--- Begin ---

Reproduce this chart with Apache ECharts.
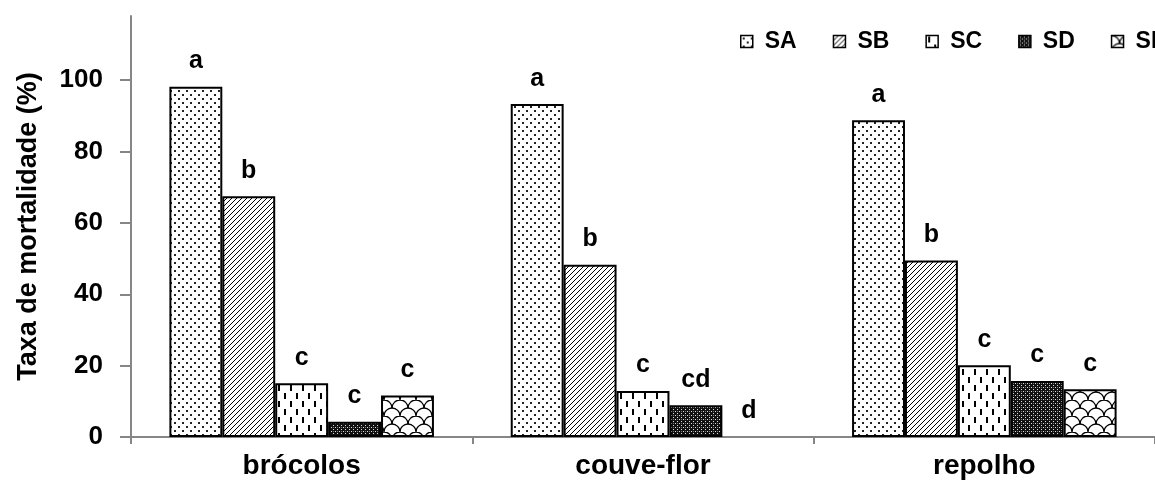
<!DOCTYPE html>
<html>
<head>
<meta charset="utf-8">
<script src="https://cdn.jsdelivr.net/npm/echarts@6/dist/echarts.min.js"></script>
<style>html,body{margin:0;padding:0;background:#fff;}#c{width:1155px;height:484px;}</style>
</head>
<body>
<div id="c"></div>
<script>
var categories = ['brócolos', 'couve-flor', 'repolho'];
var seriesNames = ['SA', 'SB', 'SC', 'SD', 'SE'];
var SA = [98.2, 93.3, 88.8];
var SB = [67.5, 48.3, 49.5];
var SC = [15.1, 12.9, 20.1];
var SD = [4.3, 8.9, 15.7];
var SE = [11.6, 0, 13.4];
var lettersSA = ['a', 'a', 'a'];
var lettersSB = ['b', 'b', 'b'];
var lettersSC = ['c', 'c', 'c'];
var lettersSD = ['c', 'cd', 'c'];
var lettersSE = ['c', 'd', 'c'];
var yTicks = [0, 20, 40, 60, 80, 100];

var FONT = 'Liberation Sans, Arial, sans-serif';

function tile(w, h, draw) {
  var c = document.createElement('canvas');
  c.width = w; c.height = h;
  var ctx = c.getContext('2d');
  ctx.fillStyle = '#fff';
  ctx.fillRect(0, 0, w, h);
  draw(ctx, w, h);
  return {image: c, repeat: 'repeat'};
}
var patA = tile(8, 8, function (ctx) {
  ctx.fillStyle = '#222';
  ctx.fillRect(2, 2, 2, 2);
  ctx.fillRect(6, 6, 2, 2);
});
var patB = tile(5, 5, function (ctx) {
  ctx.strokeStyle = '#000'; ctx.lineWidth = 1;
  ctx.beginPath();
  ctx.moveTo(-1, 6); ctx.lineTo(6, -1);
  ctx.moveTo(-1, 1); ctx.lineTo(1, -1);
  ctx.moveTo(4, 6); ctx.lineTo(6, 4);
  ctx.stroke();
});
var patC = tile(12, 16, function (ctx) {
  ctx.fillStyle = '#000';
  ctx.fillRect(2, 1, 2, 6);
  ctx.fillRect(8, 9, 2, 6);
});
var patD = tile(4, 4, function (ctx) {
  ctx.fillStyle = '#111';
  ctx.fillRect(0, 0, 4, 4);
  ctx.fillStyle = '#ddd';
  ctx.fillRect(1, 1, 1, 1);
  ctx.fillRect(3, 3, 1, 1);
  ctx.fillStyle = '#777';
  ctx.fillRect(1, 3, 1, 1);
});
var patE = tile(16, 16, function (ctx) {
  ctx.strokeStyle = '#000'; ctx.lineWidth = 1.3;
  ctx.beginPath(); ctx.arc(8, 16, 8, Math.PI, 2 * Math.PI); ctx.stroke();
  ctx.beginPath(); ctx.arc(0, 8, 8, Math.PI, 2 * Math.PI); ctx.stroke();
  ctx.beginPath(); ctx.arc(16, 8, 8, Math.PI, 2 * Math.PI); ctx.stroke();
});

function mk(name, data, letters, pat) {
  return {
    name: name,
    type: 'bar',
    data: data.map(function (v) {
      return v === 0 ? {value: v, itemStyle: {borderWidth: 0}} : v;
    }),
    barGap: '0%',
    barCategoryGap: '22.5%',
    itemStyle: {color: pat, borderColor: '#000', borderWidth: 2},
    label: {
      show: true,
      position: 'top',
      distance: 13,
      color: '#000',
      fontFamily: FONT,
      fontWeight: 'bold',
      fontSize: 25,
      formatter: function (p) { return letters[p.dataIndex]; }
    }
  };
}

var chart = echarts.init(document.getElementById('c'), null, {renderer: 'canvas'});
chart.setOption({
  animation: false,
  backgroundColor: '#fff',
  grid: {left: 131, right: -2, top: 16, bottom: 47, containLabel: false},
  legend: {
    left: 735, top: 25, width: 560,
    orient: 'horizontal',
    itemWidth: 12, itemHeight: 12, itemGap: 36,
    icon: 'rect',
    itemStyle: {borderWidth: 1.5, borderColor: '#000'},
    textStyle: {fontFamily: FONT, fontSize: 23, color: '#000', fontWeight: 'bold', padding: [0, 0, 0, 7]},
    data: seriesNames
  },
  xAxis: {
    type: 'category',
    data: categories,
    axisLine: {lineStyle: {color: '#868686', width: 2}},
    axisTick: {show: true, length: 7, lineStyle: {color: '#868686', width: 2}},
    axisLabel: {fontFamily: FONT, fontWeight: 'bold', fontSize: 28, color: '#000', margin: 15}
  },
  yAxis: {
    type: 'value',
    min: 0, max: 118, interval: 20,
    name: 'Taxa de mortalidade (%)',
    nameLocation: 'middle',
    nameGap: 89,
    nameTextStyle: {fontFamily: FONT, fontWeight: 'bold', fontSize: 27, color: '#000'},
    axisLine: {show: true, lineStyle: {color: '#868686', width: 2}},
    axisTick: {show: true, length: 11, customValues: yTicks, lineStyle: {color: '#868686', width: 2}},
    axisLabel: {fontFamily: FONT, fontWeight: 'bold', fontSize: 26, color: '#000', margin: 28, customValues: yTicks},
    splitLine: {show: false}
  },
  series: [
    mk('SA', SA, lettersSA, patA),
    mk('SB', SB, lettersSB, patB),
    mk('SC', SC, lettersSC, patC),
    mk('SD', SD, lettersSD, patD),
    mk('SE', SE, lettersSE, patE)
  ]
});
</script>
</body>
</html>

--- End ---

**WRITTEN EXERCISE:** Write out exactly the opening lines of the data, stopping after the line that holds "var yTicks = [0, 20, 40, 60, 80, 100];". Exclude pictures.

**ANSWER TO THE PROBLEM:**
Reproduce this chart with Apache ECharts.
<!DOCTYPE html>
<html>
<head>
<meta charset="utf-8">
<script src="https://cdn.jsdelivr.net/npm/echarts@6/dist/echarts.min.js"></script>
<style>html,body{margin:0;padding:0;background:#fff;}#c{width:1155px;height:484px;}</style>
</head>
<body>
<div id="c"></div>
<script>
var categories = ['brócolos', 'couve-flor', 'repolho'];
var seriesNames = ['SA', 'SB', 'SC', 'SD', 'SE'];
var SA = [98.2, 93.3, 88.8];
var SB = [67.5, 48.3, 49.5];
var SC = [15.1, 12.9, 20.1];
var SD = [4.3, 8.9, 15.7];
var SE = [11.6, 0, 13.4];
var lettersSA = ['a', 'a', 'a'];
var lettersSB = ['b', 'b', 'b'];
var lettersSC = ['c', 'c', 'c'];
var lettersSD = ['c', 'cd', 'c'];
var lettersSE = ['c', 'd', 'c'];
var yTicks = [0, 20, 40, 60, 80, 100];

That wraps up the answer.